Set problem = Repeat what the lines below say, word for word, and skip every image.

Supplied data =

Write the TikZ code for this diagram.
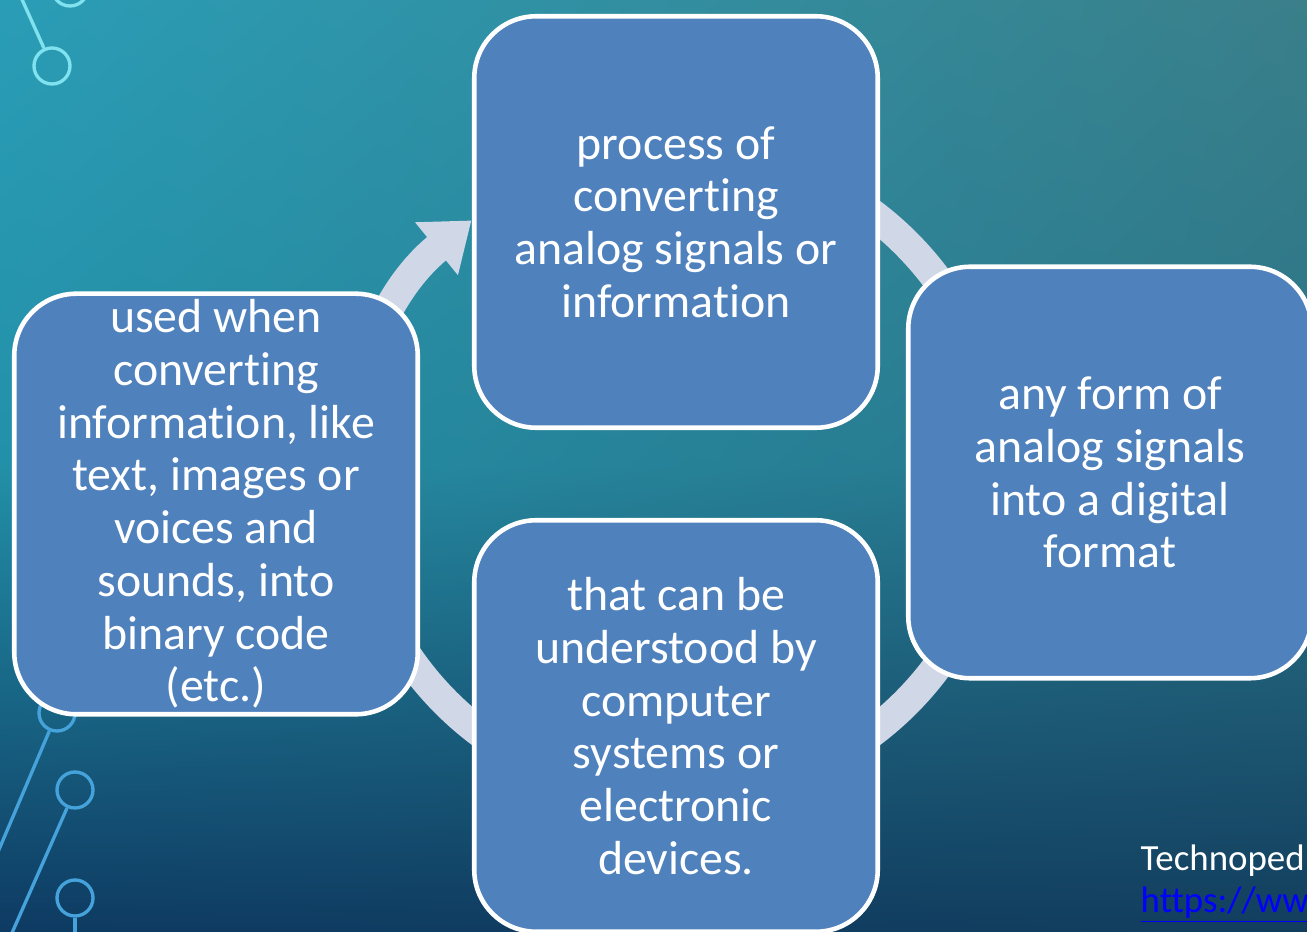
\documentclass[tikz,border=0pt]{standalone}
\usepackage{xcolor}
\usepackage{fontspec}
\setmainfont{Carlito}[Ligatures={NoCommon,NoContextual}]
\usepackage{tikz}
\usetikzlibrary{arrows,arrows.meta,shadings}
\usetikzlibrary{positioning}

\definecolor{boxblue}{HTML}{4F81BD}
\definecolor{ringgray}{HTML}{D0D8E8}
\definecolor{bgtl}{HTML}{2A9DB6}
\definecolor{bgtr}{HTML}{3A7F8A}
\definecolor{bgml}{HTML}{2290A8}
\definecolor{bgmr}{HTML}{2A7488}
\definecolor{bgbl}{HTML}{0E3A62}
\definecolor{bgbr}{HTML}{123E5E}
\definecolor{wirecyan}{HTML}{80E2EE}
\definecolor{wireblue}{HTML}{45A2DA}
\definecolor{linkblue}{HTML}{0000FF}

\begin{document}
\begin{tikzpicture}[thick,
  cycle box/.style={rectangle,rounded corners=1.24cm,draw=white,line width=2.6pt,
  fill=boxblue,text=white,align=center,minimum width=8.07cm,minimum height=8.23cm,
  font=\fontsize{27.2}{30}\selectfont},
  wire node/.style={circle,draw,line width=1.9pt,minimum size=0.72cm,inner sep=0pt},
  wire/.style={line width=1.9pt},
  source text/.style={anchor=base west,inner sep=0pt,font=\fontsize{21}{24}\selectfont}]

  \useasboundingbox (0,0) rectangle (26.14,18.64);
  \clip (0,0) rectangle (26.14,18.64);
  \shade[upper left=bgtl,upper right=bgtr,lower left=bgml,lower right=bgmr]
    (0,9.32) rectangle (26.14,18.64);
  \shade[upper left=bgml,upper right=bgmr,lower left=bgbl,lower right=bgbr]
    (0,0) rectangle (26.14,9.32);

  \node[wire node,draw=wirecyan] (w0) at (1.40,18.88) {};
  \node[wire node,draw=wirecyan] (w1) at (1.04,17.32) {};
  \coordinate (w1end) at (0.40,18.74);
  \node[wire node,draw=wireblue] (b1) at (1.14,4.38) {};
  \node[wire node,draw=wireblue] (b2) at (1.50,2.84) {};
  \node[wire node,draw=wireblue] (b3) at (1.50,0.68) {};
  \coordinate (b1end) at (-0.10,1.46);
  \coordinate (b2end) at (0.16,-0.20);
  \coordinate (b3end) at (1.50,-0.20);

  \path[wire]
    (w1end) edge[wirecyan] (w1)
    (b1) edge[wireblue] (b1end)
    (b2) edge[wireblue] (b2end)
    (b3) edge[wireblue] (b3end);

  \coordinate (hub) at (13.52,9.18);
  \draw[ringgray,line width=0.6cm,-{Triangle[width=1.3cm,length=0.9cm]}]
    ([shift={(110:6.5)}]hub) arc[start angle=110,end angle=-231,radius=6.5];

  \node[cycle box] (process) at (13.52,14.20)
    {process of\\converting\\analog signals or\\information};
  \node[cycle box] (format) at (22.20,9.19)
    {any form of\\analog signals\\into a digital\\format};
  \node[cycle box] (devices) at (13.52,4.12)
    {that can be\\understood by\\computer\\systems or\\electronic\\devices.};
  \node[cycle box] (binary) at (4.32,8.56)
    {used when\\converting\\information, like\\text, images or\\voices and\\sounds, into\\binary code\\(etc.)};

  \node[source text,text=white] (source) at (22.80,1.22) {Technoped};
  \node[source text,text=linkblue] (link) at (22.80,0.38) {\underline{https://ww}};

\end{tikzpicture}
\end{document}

Task response =
Write the TikZ code for this diagram.
\documentclass[tikz,border=0pt]{standalone}
\usepackage{xcolor}
\usepackage{fontspec}
\setmainfont{Carlito}[Ligatures={NoCommon,NoContextual}]
\usepackage{tikz}
\usetikzlibrary{arrows,arrows.meta,shadings}
\usetikzlibrary{positioning}

\definecolor{boxblue}{HTML}{4F81BD}
\definecolor{ringgray}{HTML}{D0D8E8}
\definecolor{bgtl}{HTML}{2A9DB6}
\definecolor{bgtr}{HTML}{3A7F8A}
\definecolor{bgml}{HTML}{2290A8}
\definecolor{bgmr}{HTML}{2A7488}
\definecolor{bgbl}{HTML}{0E3A62}
\definecolor{bgbr}{HTML}{123E5E}
\definecolor{wirecyan}{HTML}{80E2EE}
\definecolor{wireblue}{HTML}{45A2DA}
\definecolor{linkblue}{HTML}{0000FF}

\begin{document}
\begin{tikzpicture}[thick,
  cycle box/.style={rectangle,rounded corners=1.24cm,draw=white,line width=2.6pt,
  fill=boxblue,text=white,align=center,minimum width=8.07cm,minimum height=8.23cm,
  font=\fontsize{27.2}{30}\selectfont},
  wire node/.style={circle,draw,line width=1.9pt,minimum size=0.72cm,inner sep=0pt},
  wire/.style={line width=1.9pt},
  source text/.style={anchor=base west,inner sep=0pt,font=\fontsize{21}{24}\selectfont}]

  \useasboundingbox (0,0) rectangle (26.14,18.64);
  \clip (0,0) rectangle (26.14,18.64);
  \shade[upper left=bgtl,upper right=bgtr,lower left=bgml,lower right=bgmr]
    (0,9.32) rectangle (26.14,18.64);
  \shade[upper left=bgml,upper right=bgmr,lower left=bgbl,lower right=bgbr]
    (0,0) rectangle (26.14,9.32);

  \node[wire node,draw=wirecyan] (w0) at (1.40,18.88) {};
  \node[wire node,draw=wirecyan] (w1) at (1.04,17.32) {};
  \coordinate (w1end) at (0.40,18.74);
  \node[wire node,draw=wireblue] (b1) at (1.14,4.38) {};
  \node[wire node,draw=wireblue] (b2) at (1.50,2.84) {};
  \node[wire node,draw=wireblue] (b3) at (1.50,0.68) {};
  \coordinate (b1end) at (-0.10,1.46);
  \coordinate (b2end) at (0.16,-0.20);
  \coordinate (b3end) at (1.50,-0.20);

  \path[wire]
    (w1end) edge[wirecyan] (w1)
    (b1) edge[wireblue] (b1end)
    (b2) edge[wireblue] (b2end)
    (b3) edge[wireblue] (b3end);

  \coordinate (hub) at (13.52,9.18);
  \draw[ringgray,line width=0.6cm,-{Triangle[width=1.3cm,length=0.9cm]}]
    ([shift={(110:6.5)}]hub) arc[start angle=110,end angle=-231,radius=6.5];

  \node[cycle box] (process) at (13.52,14.20)
    {process of\\converting\\analog signals or\\information};
  \node[cycle box] (format) at (22.20,9.19)
    {any form of\\analog signals\\into a digital\\format};
  \node[cycle box] (devices) at (13.52,4.12)
    {that can be\\understood by\\computer\\systems or\\electronic\\devices.};
  \node[cycle box] (binary) at (4.32,8.56)
    {used when\\converting\\information, like\\text, images or\\voices and\\sounds, into\\binary code\\(etc.)};

  \node[source text,text=white] (source) at (22.80,1.22) {Technoped};
  \node[source text,text=linkblue] (link) at (22.80,0.38) {\underline{https://ww}};

\end{tikzpicture}
\end{document}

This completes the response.